Skip to content

police militarization and suppression of dissent as a logical outcome of legal positivism?

July 7, 2012

Today a friend of mine posted a link to an entry on The Agitator, the website of Radley Balko, a senior writer for the Huffington Post, comparing two police department recruitment videos—one from Decatur, Georgia, and the other from Newport Beach, California. While the first recruitment video presents (at least superficially) a more community-oriented, diverse, and empathetic police force that doesn’t necessarily kick ass first and ask questions later, the second recruitment video perfectly characterizes the growing trend of police militarization in the US, particularly how they’re trained to confront and subdue citizens with extreme force (unashamedly, might I add).

Unfortunately, long gone are the days of Andy Griffith’s Mayberry. Now local police departments are receiving surplus military supplies and weapons from the Secretary of Defense courtesy of the DoD Excess Property Program (aka, the 1033 program); and thanks to the influence of the War on Drugs and the War on Terror, local law enforcement agencies are organizing themselves more and more like the domestic arm of the US military, utilizing any means necessary to ‘maintain order,’ including things like the use of deadly force on unarmed civilians (many of which are minorities and/or mentally ill) and assaulting peaceful protesters with batons, chemical weapons (e.g., pepper spray, tear gas, etc.), flash grenades, LRAD’s, etc. like they do in more ‘repressive’ states such as Bahrain, Egypt, Iran, etc. It brings to mind a popular quote floating around the internet attributed to anthropologist David Graeber:

‎When we are dealing with the police as an institutional structure, we are not dealing with a group of individuals acting on their own personal feelings and judgments, but rather, with a group of functionaries who have, as part of the terms of their jobs, agreed to set their personal opinions and feelings aside and instead act as obedient agents of the state… Thus, if we are referring to “the police” as an institution, rather than the personal feelings of individual police, no, they are not “part of the 99%”, they are the enforcers of the 1%’s power.

And I think Graeber (or whoever said that) has a point. Who, exactly, are they hired and trained to serve and protect? I hate to say it, but when it comes down to it, the police aren’t our friends; they’re not part of the 99%, and they’re not bound by the same laws and restrictions that we, the people, are. It’s not that cops are individually or inherently bad people (I know a couple, and they’re great, hardworking men and women), or that they’re not struggling to make ends meet like many of us are. The problem is that, as an institution, the police are designed to serve and protect the interests of the 1%, the owners and controllers of wealth, the ruling class. Any threat to the status quo, whether peaceful or not, is a threat to the very institution that employs law enforcement, the state.

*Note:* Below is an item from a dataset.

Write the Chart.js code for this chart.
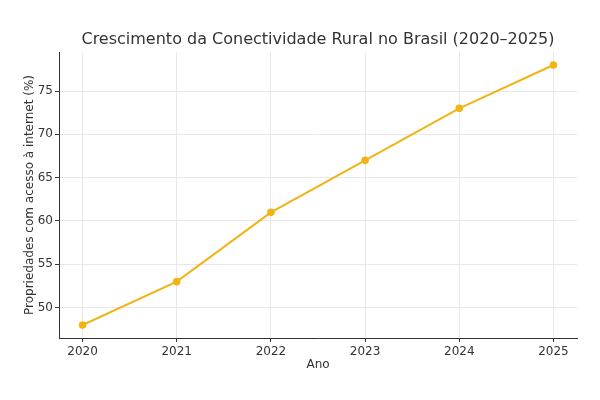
<!DOCTYPE html>
<html>
<head>
<meta charset="utf-8">
<script src="https://cdn.jsdelivr.net/npm/chart.js@4"></script>
<style>
html,body{margin:0;padding:0;background:#fff;}
#wrap{width:600px;height:400px;}
</style>
</head>
<body>
<div id="wrap"><canvas id="c" width="600" height="400"></canvas></div>
<script>
const years = [2020, 2021, 2022, 2023, 2024, 2025];
const values = [48, 53, 61, 67, 73, 78];
const yTicks = [50, 55, 60, 65, 70, 75];
const titleText = 'Crescimento da Conectividade Rural no Brasil (2020–2025)';
const xTitle = 'Ano';
const yTitle = 'Propriedades com acesso à internet (%)';

const FONT = 'DejaVu Sans';
const TXT = '#333333';
const GOLD = '#f1b415';

const axesTitle = {
  id: 'axesTitle',
  afterDraw(chart) {
    const {ctx, chartArea} = chart;
    ctx.save();
    ctx.fillStyle = TXT;
    ctx.font = '16px "' + FONT + '"';
    ctx.textAlign = 'center';
    ctx.textBaseline = 'middle';
    ctx.fillText(titleText, (chartArea.left + chartArea.right) / 2, 40);
    ctx.restore();
  }
};

new Chart(document.getElementById('c'), {
  type: 'line',
  data: {
    datasets: [{
      data: years.map((y, i) => ({x: y, y: values[i]})),
      borderColor: GOLD,
      backgroundColor: GOLD,
      borderWidth: 2,
      pointRadius: 2.8,
      pointHoverRadius: 2.8,
      tension: 0
    }]
  },
  plugins: [axesTitle],
  options: {
    responsive: false,
    animation: false,
    devicePixelRatio: 1,
    layout: {padding: {left: 0, right: 23, top: 52, bottom: 0}},
    plugins: {
      legend: {display: false},
      tooltip: {enabled: false},
      title: {display: false}
    },
    scales: {
      x: {
        type: 'linear',
        min: 2019.75,
        max: 2025.25,
        afterBuildTicks: s => { s.ticks = years.map(v => ({value: v})); },
        afterFit: s => { s.height = 62; },
        ticks: {
          color: TXT,
          font: {family: FONT, size: 12},
          padding: 3,
          callback: v => String(v)
        },
        grid: {color: '#e8e8e8', lineWidth: 1, tickLength: 4, tickColor: '#333'},
        border: {display: true, color: '#333', width: 1},
        title: {
          display: true, text: xTitle, color: TXT,
          font: {family: FONT, size: 12},
          padding: {top: 0, bottom: 28}
        }
      },
      y: {
        type: 'linear',
        min: 46.5,
        max: 79.5,
        afterBuildTicks: s => { s.ticks = yTicks.map(v => ({value: v})); },
        afterFit: s => { s.width = 59; },
        ticks: {
          color: TXT,
          font: {family: FONT, size: 12},
          padding: 2
        },
        grid: {color: '#e8e8e8', lineWidth: 1, tickLength: 4, tickColor: '#333'},
        border: {display: true, color: '#333', width: 1},
        title: {
          display: true, text: yTitle, color: TXT,
          font: {family: FONT, size: 12},
          padding: {top: 23, bottom: 0}
        }
      }
    }
  }
});
</script>
</body>
</html>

This, I think, illustrates one of the possible downsides of legal positivism, where laws are considered valid because they’re enacted by ‘legitimate authority’ (i.e., the ruling regime), and the ruled are unconditionally obligated to obey them. As Leo Strauss argues in his essay on Plato in History of Political Philosophy, when “the just is the same as the lawful or legal,” there’s nothing higher to which one can appeal (37). Moreover, when justice is nothing but the advantage of the stronger (the idea essentially underlying legal positivism), and the will of the ruling class becomes the sole source of justice since they create and enact the laws that the rest of us, as citizens, must follow, we become trapped within a system where justice doesn’t exist for the state since each regime “lays down the laws with a view to its own preservation and well-being” (38). And this is where conflicts arise.

Essentially, when the state, whether in the form of a single individual or a body of individuals, “lays down laws with exclusive concern for its own advantage,” this makes the police, as an institutional structure of the state, the personification of the ‘advantage of the stronger’ underlying the justice of legal positivism. So when citizens come into conflict with the state, its laws, or its actions, they come into conflict with justice itself, regardless of whether their grievances are justified. And the police, by virtue of their role as persons empowered by the state to enforce the law, protect property, and limit civil disorder, must consequently use whatever means at their disposal to maintain order in the name of justice, even if that means harming those simply exercising their constitutionally-protected freedoms of speech and assembly to challenge the state. And the promise of bourgeois liberal rights vanishes in a smoky haze of pepper spray, tear gas, and gun fire.